Cooking the Books: The Recession that Roared
‘It’s official: the Great Recession has ended. Growth set to match record peak of 2008’ was the front page headline in the Times of 9 May, anticipating the publication of figures which would show that in April GDP had reached the same level as in March 2008. This, after six years: ‘The British economy shrank 7.2 per cent in the 15 months from April 2008, before suffering the slowest on record’.
This was always going to happen sooner or later but the terminology is interesting. ‘Recession’ was a word introduced by economists in the 1950s and 60s to describe the small, short-lived reductions in production which occurred during the long post-war boom. It was meant to suggest that ‘depressions’ as larger, longer-lasting reductions had become a thing of the past. In this sense a ‘great’ recession should be an oxymoron, but bourgeois economists still cannot bring themselves to use the D-word.
The course of capitalist production is upward but in cycles: a boom ending in a ‘crisis’, followed by a ‘slump’, followed by a recovery, followed by another boom and so on. There is no such thing as a permanent boom as boom conditions inevitably lead to overproduction in one key industry in relation to its market and to this having a knock-on effect on the rest of the economy.
Equally, there is no such thing as a permanent slump. That’s because what happens during a slump (clearance of stocks, devaluation of capital, falling real wages, lower interest rates) creates the conditions for a restoration of profitability and so, in the profit-driven economy that capitalism is, for a recovery, however long this might take.

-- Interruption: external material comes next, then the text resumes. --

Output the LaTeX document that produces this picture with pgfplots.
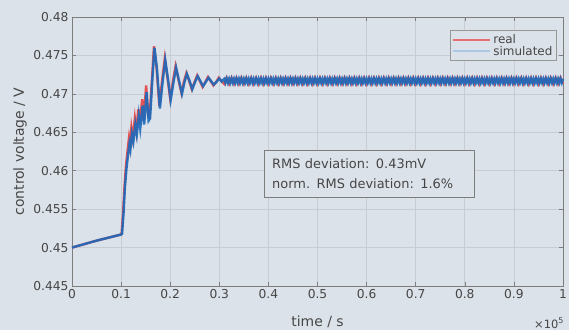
\documentclass[border=0pt]{standalone}
\usepackage{pgfplots}
\pgfplotsset{compat=1.18}
\usepackage{fontspec}
\setmainfont{DejaVu Sans}
\definecolor{bg}{RGB}{220,226,233}
\definecolor{gridc}{RGB}{200,205,211}
\definecolor{realc}{RGB}{228,82,84}
\definecolor{simc}{RGB}{26,106,188}
\definecolor{realleg}{RGB}{232,112,112}
\definecolor{simleg}{RGB}{170,200,228}
\definecolor{axc}{RGB}{125,125,125}
\definecolor{txt}{RGB}{70,70,70}
\pgfplotsset{
  mylegimg/.style={legend image code/.code={\draw[##1] (0bp,0bp) -- (37bp,0bp);}}
}
\begin{document}
\begin{tikzpicture}
\fill[bg] (-72bp,-44bp) rectangle (497bp,286bp);
\begin{axis}[
  width=491bp, height=269bp, scale only axis, clip=false,
  xmin=0, xmax=1, ymin=0.445, ymax=0.48,
  xtick={0,0.1,0.2,0.3,0.4,0.5,0.6,0.7,0.8,0.9,1},
  ytick={0.445,0.45,0.455,0.46,0.465,0.47,0.475,0.48},
  scaled x ticks=false, scaled y ticks=false,
  /pgf/number format/assume math mode=true,
  yticklabel style={/pgf/number format/fixed,/pgf/number format/precision=3},
  xticklabel style={/pgf/number format/fixed,/pgf/number format/precision=1},
  grid=major,
  major grid style={gridc, line width=0.7pt},
  axis line style={axc, line width=0.6pt},
  tick style={axc, line width=0.6pt},
  major tick length=4bp,
  tick label style={font=\fontsize{12.3}{14}\selectfont, text=txt},
  label style={font=\fontsize{14}{16}\selectfont, text=txt},
  xlabel={time / s},
  ylabel={control voltage / V},
  xlabel style={at={(axis description cs:0.5,-0.134)}, anchor=center},
  ylabel style={at={(axis description cs:-0.106,0.5)}, anchor=center},
  legend style={at={(0.987,0.951)}, anchor=north east, fill=bg, draw=axc!80,
    font=\fontsize{12}{13}\selectfont, text=txt, inner sep=2bp, row sep=-3bp},
  legend cell align=left,
  mylegimg,
]
\addlegendimage{realleg, line width=1.8pt}
\addlegendentry{real}
\addlegendimage{simleg, line width=2.2pt}
\addlegendentry{simulated}

\addplot[realc, line width=2.4pt, forget plot] coordinates {
(0,0.4500)(0.05,0.4509)(0.1,0.4517)(0.101,0.4518)(0.104,0.4545)(0.107,0.4580)(0.110,0.4607)(0.113,0.4625)(0.116,0.4642)(0.118,0.4632)(0.121,0.4656)(0.124,0.4642)(0.128,0.4668)(0.131,0.4652)(0.135,0.4680)(0.138,0.4660)(0.143,0.4693)(0.146,0.4665)(0.151,0.4711)(0.155,0.4672)(0.158,0.4670)(0.163,0.4720)(0.167,0.4762)(0.172,0.4735)(0.178,0.4684)(0.184,0.4720)(0.189,0.4746)(0.195,0.4718)(0.200,0.4694)(0.206,0.4718)(0.211,0.4736)(0.217,0.4718)(0.223,0.4701)(0.228,0.4716)(0.233,0.4727)(0.239,0.4716)(0.244,0.4706)(0.250,0.4716)(0.255,0.4724)(0.261,0.4716)(0.266,0.4709)(0.272,0.4716)(0.277,0.4722)(0.283,0.4716)(0.288,0.4711)(0.294,0.4716)(0.299,0.4721)(0.305,0.4716)(0.310,0.4713)
(0.315,0.4721)(0.32,0.4713)(0.325,0.4721)(0.33,0.4713)(0.335,0.4721)(0.34,0.4713)(0.345,0.4721)(0.35,0.4713)(0.355,0.4721)(0.36,0.4713)
(0.365,0.4721)(0.37,0.4713)(0.375,0.4721)(0.38,0.4713)(0.385,0.4721)(0.39,0.4713)(0.395,0.4721)(0.40,0.4713)(0.405,0.4721)(0.41,0.4713)
(0.415,0.4721)(0.42,0.4713)(0.425,0.4721)(0.43,0.4713)(0.435,0.4721)(0.44,0.4713)(0.445,0.4721)(0.45,0.4713)(0.455,0.4721)(0.46,0.4713)
(0.465,0.4721)(0.47,0.4713)(0.475,0.4721)(0.48,0.4713)(0.485,0.4721)(0.49,0.4713)(0.495,0.4721)(0.50,0.4713)(0.505,0.4721)(0.51,0.4713)
(0.515,0.4721)(0.52,0.4713)(0.525,0.4721)(0.53,0.4713)(0.535,0.4721)(0.54,0.4713)(0.545,0.4721)(0.55,0.4713)(0.555,0.4721)(0.56,0.4713)
(0.565,0.4721)(0.57,0.4713)(0.575,0.4721)(0.58,0.4713)(0.585,0.4721)(0.59,0.4713)(0.595,0.4721)(0.60,0.4713)(0.605,0.4721)(0.61,0.4713)
(0.615,0.4721)(0.62,0.4713)(0.625,0.4721)(0.63,0.4713)(0.635,0.4721)(0.64,0.4713)(0.645,0.4721)(0.65,0.4713)(0.655,0.4721)(0.66,0.4713)
(0.665,0.4721)(0.67,0.4713)(0.675,0.4721)(0.68,0.4713)(0.685,0.4721)(0.69,0.4713)(0.695,0.4721)(0.70,0.4713)(0.705,0.4721)(0.71,0.4713)
(0.715,0.4721)(0.72,0.4713)(0.725,0.4721)(0.73,0.4713)(0.735,0.4721)(0.74,0.4713)(0.745,0.4721)(0.75,0.4713)(0.755,0.4721)(0.76,0.4713)
(0.765,0.4721)(0.77,0.4713)(0.775,0.4721)(0.78,0.4713)(0.785,0.4721)(0.79,0.4713)(0.795,0.4721)(0.80,0.4713)(0.805,0.4721)(0.81,0.4713)
(0.815,0.4721)(0.82,0.4713)(0.825,0.4721)(0.83,0.4713)(0.835,0.4721)(0.84,0.4713)(0.845,0.4721)(0.85,0.4713)(0.855,0.4721)(0.86,0.4713)
(0.865,0.4721)(0.87,0.4713)(0.875,0.4721)(0.88,0.4713)(0.885,0.4721)(0.89,0.4713)(0.895,0.4721)(0.90,0.4713)(0.905,0.4721)(0.91,0.4713)
(0.915,0.4721)(0.92,0.4713)(0.925,0.4721)(0.93,0.4713)(0.935,0.4721)(0.94,0.4713)(0.945,0.4721)(0.95,0.4713)(0.955,0.4721)(0.96,0.4713)
(0.965,0.4721)(0.97,0.4713)(0.975,0.4721)(0.98,0.4713)(0.985,0.4721)(0.99,0.4713)(0.995,0.4721)(1.0,0.4713)
};

\addplot[simc, line width=2.4pt, opacity=0.9, forget plot] coordinates {
(0,0.4500)(0.05,0.4509)(0.1,0.4517)(0.102,0.4518)(0.105,0.4545)(0.108,0.4580)(0.111,0.4603)(0.114,0.4620)(0.117,0.4635)(0.119,0.4628)(0.122,0.4648)(0.125,0.4638)(0.129,0.4660)(0.132,0.4647)(0.136,0.4672)(0.139,0.4655)(0.144,0.4685)(0.147,0.4660)(0.152,0.4702)(0.156,0.4665)(0.159,0.4668)(0.164,0.4722)(0.168,0.4760)(0.173,0.4733)(0.179,0.4681)(0.185,0.4718)(0.190,0.4744)(0.196,0.4717)(0.201,0.4692)(0.207,0.4716)(0.212,0.4734)(0.218,0.4717)(0.224,0.4700)(0.229,0.4715)(0.234,0.4726)(0.240,0.4716)(0.245,0.4706)(0.251,0.4716)(0.256,0.4723)(0.262,0.4716)(0.267,0.4710)(0.273,0.4716)(0.278,0.4721)(0.284,0.4716)(0.289,0.4712)(0.295,0.4716)(0.300,0.4720)(0.305,0.4716)
(0.31,0.47195)(0.3125,0.47145)(0.315,0.47195)(0.3175,0.47145)(0.32,0.47195)(0.3225,0.47145)(0.325,0.47195)(0.3275,0.47145)
(0.33,0.47195)(0.3325,0.47145)(0.335,0.47195)(0.3375,0.47145)(0.34,0.47195)(0.3425,0.47145)(0.345,0.47195)(0.3475,0.47145)
(0.35,0.47195)(0.3525,0.47145)(0.355,0.47195)(0.3575,0.47145)(0.36,0.47195)(0.3625,0.47145)(0.365,0.47195)(0.3675,0.47145)
(0.37,0.47195)(0.3725,0.47145)(0.375,0.47195)(0.3775,0.47145)(0.38,0.47195)(0.3825,0.47145)(0.385,0.47195)(0.3875,0.47145)
(0.39,0.47195)(0.3925,0.47145)(0.395,0.47195)(0.3975,0.47145)(0.40,0.47195)(0.4025,0.47145)(0.405,0.47195)(0.4075,0.47145)
(0.41,0.47195)(0.4125,0.47145)(0.415,0.47195)(0.4175,0.47145)(0.42,0.47195)(0.4225,0.47145)(0.425,0.47195)(0.4275,0.47145)
(0.43,0.47195)(0.4325,0.47145)(0.435,0.47195)(0.4375,0.47145)(0.44,0.47195)(0.4425,0.47145)(0.445,0.47195)(0.4475,0.47145)
(0.45,0.47195)(0.4525,0.47145)(0.455,0.47195)(0.4575,0.47145)(0.46,0.47195)(0.4625,0.47145)(0.465,0.47195)(0.4675,0.47145)
(0.47,0.47195)(0.4725,0.47145)(0.475,0.47195)(0.4775,0.47145)(0.48,0.47195)(0.4825,0.47145)(0.485,0.47195)(0.4875,0.47145)
(0.49,0.47195)(0.4925,0.47145)(0.495,0.47195)(0.4975,0.47145)(0.50,0.47195)(0.5025,0.47145)(0.505,0.47195)(0.5075,0.47145)
(0.51,0.47195)(0.5125,0.47145)(0.515,0.47195)(0.5175,0.47145)(0.52,0.47195)(0.5225,0.47145)(0.525,0.47195)(0.5275,0.47145)
(0.53,0.47195)(0.5325,0.47145)(0.535,0.47195)(0.5375,0.47145)(0.54,0.47195)(0.5425,0.47145)(0.545,0.47195)(0.5475,0.47145)
(0.55,0.47195)(0.5525,0.47145)(0.555,0.47195)(0.5575,0.47145)(0.56,0.47195)(0.5625,0.47145)(0.565,0.47195)(0.5675,0.47145)
(0.57,0.47195)(0.5725,0.47145)(0.575,0.47195)(0.5775,0.47145)(0.58,0.47195)(0.5825,0.47145)(0.585,0.47195)(0.5875,0.47145)
(0.59,0.47195)(0.5925,0.47145)(0.595,0.47195)(0.5975,0.47145)(0.60,0.47195)(0.6025,0.47145)(0.605,0.47195)(0.6075,0.47145)
(0.61,0.47195)(0.6125,0.47145)(0.615,0.47195)(0.6175,0.47145)(0.62,0.47195)(0.6225,0.47145)(0.625,0.47195)(0.6275,0.47145)
(0.63,0.47195)(0.6325,0.47145)(0.635,0.47195)(0.6375,0.47145)(0.64,0.47195)(0.6425,0.47145)(0.645,0.47195)(0.6475,0.47145)
(0.65,0.47195)(0.6525,0.47145)(0.655,0.47195)(0.6575,0.47145)(0.66,0.47195)(0.6625,0.47145)(0.665,0.47195)(0.6675,0.47145)
(0.67,0.47195)(0.6725,0.47145)(0.675,0.47195)(0.6775,0.47145)(0.68,0.47195)(0.6825,0.47145)(0.685,0.47195)(0.6875,0.47145)
(0.69,0.47195)(0.6925,0.47145)(0.695,0.47195)(0.6975,0.47145)(0.70,0.47195)(0.7025,0.47145)(0.705,0.47195)(0.7075,0.47145)
(0.71,0.47195)(0.7125,0.47145)(0.715,0.47195)(0.7175,0.47145)(0.72,0.47195)(0.7225,0.47145)(0.725,0.47195)(0.7275,0.47145)
(0.73,0.47195)(0.7325,0.47145)(0.735,0.47195)(0.7375,0.47145)(0.74,0.47195)(0.7425,0.47145)(0.745,0.47195)(0.7475,0.47145)
(0.75,0.47195)(0.7525,0.47145)(0.755,0.47195)(0.7575,0.47145)(0.76,0.47195)(0.7625,0.47145)(0.765,0.47195)(0.7675,0.47145)
(0.77,0.47195)(0.7725,0.47145)(0.775,0.47195)(0.7775,0.47145)(0.78,0.47195)(0.7825,0.47145)(0.785,0.47195)(0.7875,0.47145)
(0.79,0.47195)(0.7925,0.47145)(0.795,0.47195)(0.7975,0.47145)(0.80,0.47195)(0.8025,0.47145)(0.805,0.47195)(0.8075,0.47145)
(0.81,0.47195)(0.8125,0.47145)(0.815,0.47195)(0.8175,0.47145)(0.82,0.47195)(0.8225,0.47145)(0.825,0.47195)(0.8275,0.47145)
(0.83,0.47195)(0.8325,0.47145)(0.835,0.47195)(0.8375,0.47145)(0.84,0.47195)(0.8425,0.47145)(0.845,0.47195)(0.8475,0.47145)
(0.85,0.47195)(0.8525,0.47145)(0.855,0.47195)(0.8575,0.47145)(0.86,0.47195)(0.8625,0.47145)(0.865,0.47195)(0.8675,0.47145)
(0.87,0.47195)(0.8725,0.47145)(0.875,0.47195)(0.8775,0.47145)(0.88,0.47195)(0.8825,0.47145)(0.885,0.47195)(0.8875,0.47145)
(0.89,0.47195)(0.8925,0.47145)(0.895,0.47195)(0.8975,0.47145)(0.90,0.47195)(0.9025,0.47145)(0.905,0.47195)(0.9075,0.47145)
(0.91,0.47195)(0.9125,0.47145)(0.915,0.47195)(0.9175,0.47145)(0.92,0.47195)(0.9225,0.47145)(0.925,0.47195)(0.9275,0.47145)
(0.93,0.47195)(0.9325,0.47145)(0.935,0.47195)(0.9375,0.47145)(0.94,0.47195)(0.9425,0.47145)(0.945,0.47195)(0.9475,0.47145)
(0.95,0.47195)(0.9525,0.47145)(0.955,0.47195)(0.9575,0.47145)(0.96,0.47195)(0.9625,0.47145)(0.965,0.47195)(0.9675,0.47145)
(0.97,0.47195)(0.9725,0.47145)(0.975,0.47195)(0.9775,0.47145)(0.98,0.47195)(0.9825,0.47145)(0.985,0.47195)(0.9875,0.47145)
(0.99,0.47195)(0.9925,0.47145)(0.995,0.47195)(0.9975,0.47145)(1.0,0.47195)
};

\node[draw=axc, fill=bg, anchor=north west, align=left, inner sep=0pt,
  minimum width=210bp, minimum height=47bp, text width=194bp,
  font=\fontsize{13}{20}\selectfont, text=txt] at (axis cs:0.391,0.4627)
  {RMS deviation: 0.43mV\\norm. RMS deviation: 1.6\%};
\node[anchor=west, font=\fontsize{11.5}{13}\selectfont, text=txt, inner sep=0pt]
  at (rel axis cs:0.941,0) [yshift=-37bp] {×10\textsuperscript{5}};
\end{axis}
\pgfresetboundingbox
\useasboundingbox (-72bp,-44bp) rectangle (497bp,286bp);
\end{tikzpicture}
\end{document}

That is why, throughout the depression, we were always careful not to say that capitalist production would not be able to recover; in other words, that the capitalist economy had broken down and/or entered a period of permanent stagnation. Others were not so careful. A case in point being the Trotskyist group around the paper Socialist Appeal whose editor, Adam Booth, wrote in its 26 November 2013 issue an article entitled ‘The permanent slump – an organic crisis of capitalism’. This, he claimed, would have happened thirty years ago had workers not been lent money to buy things. He went on:
‘The use of credit to artificially maintain demand and avoid a crisis is a symptom of the contradictions of capitalism itself: primarily the contradiction of overproduction, due to the nature of capitalism as a system whereby production is in private hands and is only for profit, which means that – since profit is nothing but the unpaid labour of the working class – the working class (as a whole) can never afford to buy back (with wages alone) all that they produce. The current crisis is a reflection of this contradiction unravelling itself on a global scale. All the chickens have come home to roost for the capitalists, and now they – and society as a whole – are faced with an organic crisis of capitalism and a new normality.’
The fallacy here is that the market for goods under capitalism is confined to what workers can buy. But what workers can’t buy, capitalists can, not necessarily or even primarily consumer goods but the elements of production (raw materials, machinery, energy, factories, etc); in a word, investment.
The boom/slump cycle is in fact a reflection of the fluctuations in what capitalist firms chose to invest in the light of the prospects for making a profit.